For almost all of the 40 years I’ve lived here, our village has officially promoted itself as having big city access and small town charm. That, of course, is no longer sufficiently descriptive, nor does it market who we are very well.

“Big city access” seems to imply that Forest Park is a place to leave and the city, with all its attractions, is the place to go to. Now the reverse is happening. People are coming from Chicago to Forest Park.

I checked city stickers on the windshields of the cars in Living Word’s parking lot, for example, and half of the thousands who worship there every Sunday are from the city. Meanwhile, Madison Street has become a destination. Chicago TV stations have done segments on Accents by Fred, Brown Cow and Escape Factor, and Augie Aleksy was just featured in the Trib. One columnist called Forest Park “the new Wicker Park.”

The word “charm” might still apply to a degree, but to my ear that’s a little too quaint to accurately describe the creative, cooperative energy I feel all around town.

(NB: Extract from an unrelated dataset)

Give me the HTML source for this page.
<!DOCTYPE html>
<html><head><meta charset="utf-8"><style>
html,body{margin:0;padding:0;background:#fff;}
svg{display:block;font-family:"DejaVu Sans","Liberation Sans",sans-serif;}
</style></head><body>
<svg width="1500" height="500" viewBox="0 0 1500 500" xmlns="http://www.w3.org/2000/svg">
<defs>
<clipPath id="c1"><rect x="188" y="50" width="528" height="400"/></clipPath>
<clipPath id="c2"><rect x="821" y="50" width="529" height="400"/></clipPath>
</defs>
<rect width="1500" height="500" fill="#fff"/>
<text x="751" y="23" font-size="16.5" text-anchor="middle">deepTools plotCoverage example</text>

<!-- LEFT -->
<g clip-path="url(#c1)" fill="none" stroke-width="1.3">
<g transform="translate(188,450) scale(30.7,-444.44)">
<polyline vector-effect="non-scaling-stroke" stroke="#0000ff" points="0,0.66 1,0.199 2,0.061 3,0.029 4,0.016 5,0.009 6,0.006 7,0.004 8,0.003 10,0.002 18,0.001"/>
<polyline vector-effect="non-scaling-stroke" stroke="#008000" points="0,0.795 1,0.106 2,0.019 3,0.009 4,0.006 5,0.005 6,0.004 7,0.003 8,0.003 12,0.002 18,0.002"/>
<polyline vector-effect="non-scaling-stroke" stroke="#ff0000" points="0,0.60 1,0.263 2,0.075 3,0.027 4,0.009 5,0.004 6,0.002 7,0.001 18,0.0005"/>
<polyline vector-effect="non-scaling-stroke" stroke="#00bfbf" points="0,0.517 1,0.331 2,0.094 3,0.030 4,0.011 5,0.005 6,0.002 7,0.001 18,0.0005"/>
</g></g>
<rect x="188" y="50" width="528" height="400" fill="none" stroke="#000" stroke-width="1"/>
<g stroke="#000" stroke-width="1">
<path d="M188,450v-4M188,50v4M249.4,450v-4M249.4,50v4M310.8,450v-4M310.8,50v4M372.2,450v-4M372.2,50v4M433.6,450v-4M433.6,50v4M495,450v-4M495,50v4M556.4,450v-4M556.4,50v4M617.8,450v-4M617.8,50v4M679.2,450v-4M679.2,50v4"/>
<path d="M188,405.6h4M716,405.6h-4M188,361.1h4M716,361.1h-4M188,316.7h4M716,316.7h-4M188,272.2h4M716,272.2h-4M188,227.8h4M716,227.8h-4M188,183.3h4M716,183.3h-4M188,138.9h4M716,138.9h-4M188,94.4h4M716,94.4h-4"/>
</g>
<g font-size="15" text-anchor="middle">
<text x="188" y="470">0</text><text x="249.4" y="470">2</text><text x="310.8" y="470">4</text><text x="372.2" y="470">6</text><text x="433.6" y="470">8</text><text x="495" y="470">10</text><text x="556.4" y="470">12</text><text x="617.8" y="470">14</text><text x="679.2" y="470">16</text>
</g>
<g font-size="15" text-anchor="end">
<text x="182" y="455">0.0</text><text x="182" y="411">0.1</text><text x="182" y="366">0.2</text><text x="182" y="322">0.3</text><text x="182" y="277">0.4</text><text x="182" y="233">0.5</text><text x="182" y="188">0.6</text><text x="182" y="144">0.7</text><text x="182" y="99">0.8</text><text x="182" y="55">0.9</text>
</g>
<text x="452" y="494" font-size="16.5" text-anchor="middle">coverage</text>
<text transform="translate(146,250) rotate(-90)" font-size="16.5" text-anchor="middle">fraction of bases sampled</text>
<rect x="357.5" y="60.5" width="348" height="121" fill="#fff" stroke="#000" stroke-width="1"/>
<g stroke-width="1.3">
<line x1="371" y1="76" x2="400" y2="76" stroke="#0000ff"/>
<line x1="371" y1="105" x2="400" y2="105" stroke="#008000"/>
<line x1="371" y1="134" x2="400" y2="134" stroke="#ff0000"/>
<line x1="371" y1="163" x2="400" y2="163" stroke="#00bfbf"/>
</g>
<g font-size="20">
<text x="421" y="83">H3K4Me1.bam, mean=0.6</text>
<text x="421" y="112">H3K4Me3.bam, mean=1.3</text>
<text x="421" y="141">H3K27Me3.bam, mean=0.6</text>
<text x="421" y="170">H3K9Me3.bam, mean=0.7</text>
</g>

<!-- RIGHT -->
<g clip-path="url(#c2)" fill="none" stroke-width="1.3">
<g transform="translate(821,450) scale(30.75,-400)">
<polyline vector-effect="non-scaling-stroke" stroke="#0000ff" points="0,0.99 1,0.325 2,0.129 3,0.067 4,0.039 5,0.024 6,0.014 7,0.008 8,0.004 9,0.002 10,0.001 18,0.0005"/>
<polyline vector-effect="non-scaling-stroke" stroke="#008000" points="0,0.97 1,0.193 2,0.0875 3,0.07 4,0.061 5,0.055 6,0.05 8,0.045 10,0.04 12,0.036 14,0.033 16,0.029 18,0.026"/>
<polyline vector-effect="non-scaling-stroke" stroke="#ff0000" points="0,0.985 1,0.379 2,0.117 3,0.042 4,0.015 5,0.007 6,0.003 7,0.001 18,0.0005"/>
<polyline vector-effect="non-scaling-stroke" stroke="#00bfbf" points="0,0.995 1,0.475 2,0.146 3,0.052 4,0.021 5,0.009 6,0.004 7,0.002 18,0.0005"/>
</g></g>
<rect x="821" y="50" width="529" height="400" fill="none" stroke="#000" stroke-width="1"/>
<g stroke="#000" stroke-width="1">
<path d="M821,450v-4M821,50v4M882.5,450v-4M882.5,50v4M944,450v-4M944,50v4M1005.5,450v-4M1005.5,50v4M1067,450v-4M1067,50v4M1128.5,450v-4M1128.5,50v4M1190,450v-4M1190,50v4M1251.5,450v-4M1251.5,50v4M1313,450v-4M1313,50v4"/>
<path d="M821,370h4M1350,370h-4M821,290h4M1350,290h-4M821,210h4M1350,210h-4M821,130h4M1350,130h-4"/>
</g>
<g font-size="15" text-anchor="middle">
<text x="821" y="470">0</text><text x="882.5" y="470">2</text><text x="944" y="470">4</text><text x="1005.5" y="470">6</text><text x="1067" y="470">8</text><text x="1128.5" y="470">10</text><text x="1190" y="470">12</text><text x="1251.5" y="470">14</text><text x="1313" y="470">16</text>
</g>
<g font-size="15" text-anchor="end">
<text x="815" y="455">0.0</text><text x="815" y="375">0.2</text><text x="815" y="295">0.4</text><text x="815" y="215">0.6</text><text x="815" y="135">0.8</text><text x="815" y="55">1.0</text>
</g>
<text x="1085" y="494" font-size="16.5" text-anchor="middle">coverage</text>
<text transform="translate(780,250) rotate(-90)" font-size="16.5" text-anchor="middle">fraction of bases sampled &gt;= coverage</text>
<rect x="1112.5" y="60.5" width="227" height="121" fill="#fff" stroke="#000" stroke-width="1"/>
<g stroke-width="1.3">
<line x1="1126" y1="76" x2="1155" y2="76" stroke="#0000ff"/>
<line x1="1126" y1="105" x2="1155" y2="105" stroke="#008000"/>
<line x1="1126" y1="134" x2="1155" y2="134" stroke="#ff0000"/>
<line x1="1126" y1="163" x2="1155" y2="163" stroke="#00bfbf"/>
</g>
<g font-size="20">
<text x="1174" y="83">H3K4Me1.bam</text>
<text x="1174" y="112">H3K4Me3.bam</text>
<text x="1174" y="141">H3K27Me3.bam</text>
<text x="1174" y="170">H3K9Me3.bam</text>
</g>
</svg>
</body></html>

My problem in trying to come up with a new, marketable identity statement is that the words I play around with are always inadequate to describe the many facets of our relatively small town. 

Facet One, ShowerUp. Our village is small enough to identify needs and respond more quickly than big cities. The library, community center and village officials partnered with Loyola, Housing Forward and the Night Ministry to provide showers for homeless folks in a village-owned parking lot at the end of the Blue Line.

“Charm” is not the word to describe that facet. First, our village is experiencing big-city issues like homelessness and gun violence, and second, we are marshalling resources in ways that require big-city savvy and skill.

Facet Two, Garage Galleries. “You gotta check out the special section on Garage Galleries in the Review,” I said to my wife. “The quality of art and the number of artists working under the radar in this town is amazing.”

Facet Three, seven drag queens. I happened to be eating breakfast with John Corzine, a former CEO of Goldman Sachs, a month ago, and when I told him about the pride event in Constitution Court where 300 folks watched seven drag queens perform, this guy who keeps company with big shots on Wall Street was impressed. “Charm” is not the right word to capture the magic that happened that evening. 

Facet Four, Salvatore Stella is a white-collar professional who identifies himself as a blue-collar guy. He, in some ways, embodies the sensibility of this town. The number of residents over 25 years old with college degrees is 51%, yet like Stella, who has a bachelor’s degree from DePaul, most of us are not afraid to get our hands dirty doing manual work. In fact, now that I think of it, we find it enjoyable.

Facet Five, race and religion. Forest Home Cemetery was established in 1876 and is “populated” with a diversity of residents, including the Haymarket martyrs, Roma and lots of Germans. Lately residents along Jackson Boulevard frequently witness long funeral processions with predominantly Black folks coming from the city.

In a way, the cemeteries create a metaphor for the character of our town. According to the Forest Park Historical Society, German Waldheim (aka Forest Home) was advertised in the 1870s as a non-denominational “final resting place to all persons of all beliefs, backgrounds, ethnic race, or Fraternal association.”

This is in contrast to Oak Park which promotes itself as being progressive, which it now is, but in the early 1900s, the town tried to prevent the Catholic Archdiocese from buying land to build a church, and in the 1950s Oak Park Temple, a Jewish synagogue, had to purchase the land they now own through a third party.

Here, our village became 27% Black with almost no one resisting the demographic change or making a big ideological deal about it. Our living population is as diverse as our dead one.

Facet Six, the Progress Center, L’Arche, and Empowering Gardens are all located here.

Facet Seven, paradoxical complexity. We tend to vote Democratic, but progressive Kina Collings almost primaried moderate Danny Davis. We have white-collar demographics but blue-collar sensibilities. Most of our business owners don’t live here and most of our residents don’t work here, but somehow both cohorts love the community.

So if the old brand no longer fits right, what words would you put together in a one-minute elevator speech that includes all of the above facets? 

“Big City Access and Small Town Charm,” catchy and short. See if you can reframe our evolved identity in just seven words.